Officials from one GSE agreed with FHFA that private investment could vary and be difficult to measure. One reason is the private sector generally did not securitize the types of conforming mortgages that are the staple of the GSEs MBS guarantee business but rather those mortgages that did not meet GSE standards . This officials also said the increasing lender retention of mortgages would not necessarily indicate that rising G-fees were working. GSE-related credit costs such as guarantee fees are a relatively small factor in a lender's decision to sell a mortgage to a GSE or retain it on its own books.

While FHFA's could potentially transfer some of the credit risk to private sector investors, it also faces some trade-offs and challenges including reduced demand for mortgage credit and volume.

To some degree guarantee fees have always been built into the cost of conforming mortgages and it is likely that their inclusion in the overall price of mortgages has had only a minimal effect on the demand for housing finance. However as fees continue to rise they could become an important cost factor and any business must make a decision about which increased operating costs they pass on to consumers. "If guarantee fee increases are limited and housing and economic markets are strong, the the impact of guarantee fee increases upon borrowers will likely be mitigated."

Recent federal regulator initiatives designed to correct abusive and unsafe lending practices such at the qualified mortgage, retained risk, and ability-to-repay rules could involve trade-offs that present challenges to the FHFA initiative.

Changes could result in potential shifts in mortgage credit and risks between the conforming and government insured markets. FHA has raised its insurance premiums and tightened underwriting standards in order to strengthen its finances and encourage greater private sector investment in credit risk however, there is some potential that the FHFA and FHA initiatives could result in one of their markets becoming relatively more expensive or otherwise less attractive than the other. FHFA maintains that there is not much overlap between its market and that of FHA and both agencies have recently raised prices without significant shifts.

OIG recognizes the distinctions between the two but also notes that the current loan limits on FHA-insured mortgages is significantly higher in high cost areas than the conforming loan limit which could increase the relative attractiveness of FHA-backed mortgages and, although FHFA has directed the GSEs to raise its guarantee fees Ginnie Mae has not raised its MBS guarantee fee since 1972. Consequently there could be a growing cost disadvantage between Ginnie Mae and GSE guaranteed MBS. Further, HUD announced in April 2013 that FHA would no longer increase its mortgage insurance premiums so the potential exists for conforming mortgages and the GSEs' MBS to become relatively more expensive than FHA-backed mortgags and Ginnie Mae issued MBS.

Based on the above, OIG made the following findings and recommendations:

  • FHFA has yet to establish definitions or performance measurements for its initiative.

  • FHFA should seek to establish a more formalized arrangement with FHA to assess key issues involving their pricing initiatives.
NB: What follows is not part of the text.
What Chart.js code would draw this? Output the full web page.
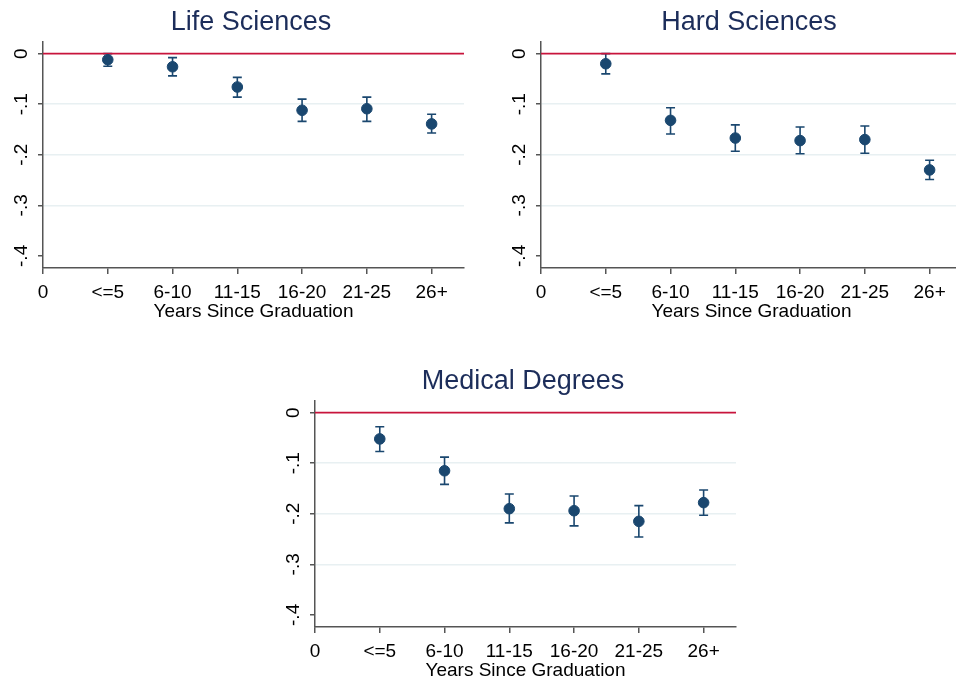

This would address critical issues such as the implementatioin of their pricing initiatives and the potential for shifts of mortgage business and risks between the two markets.

FHFA disagreed with the findings and recommendations of the report. In the first case the agency said it had earlier addressed those concerns and that, in lieu of a fixed quantitative target it intended to monitor the market closely. As regards its interactions with FHA, FHFA said the two were established as separate and independent entitites and that FHFA had always found that interactions between such organizations are better handled informally.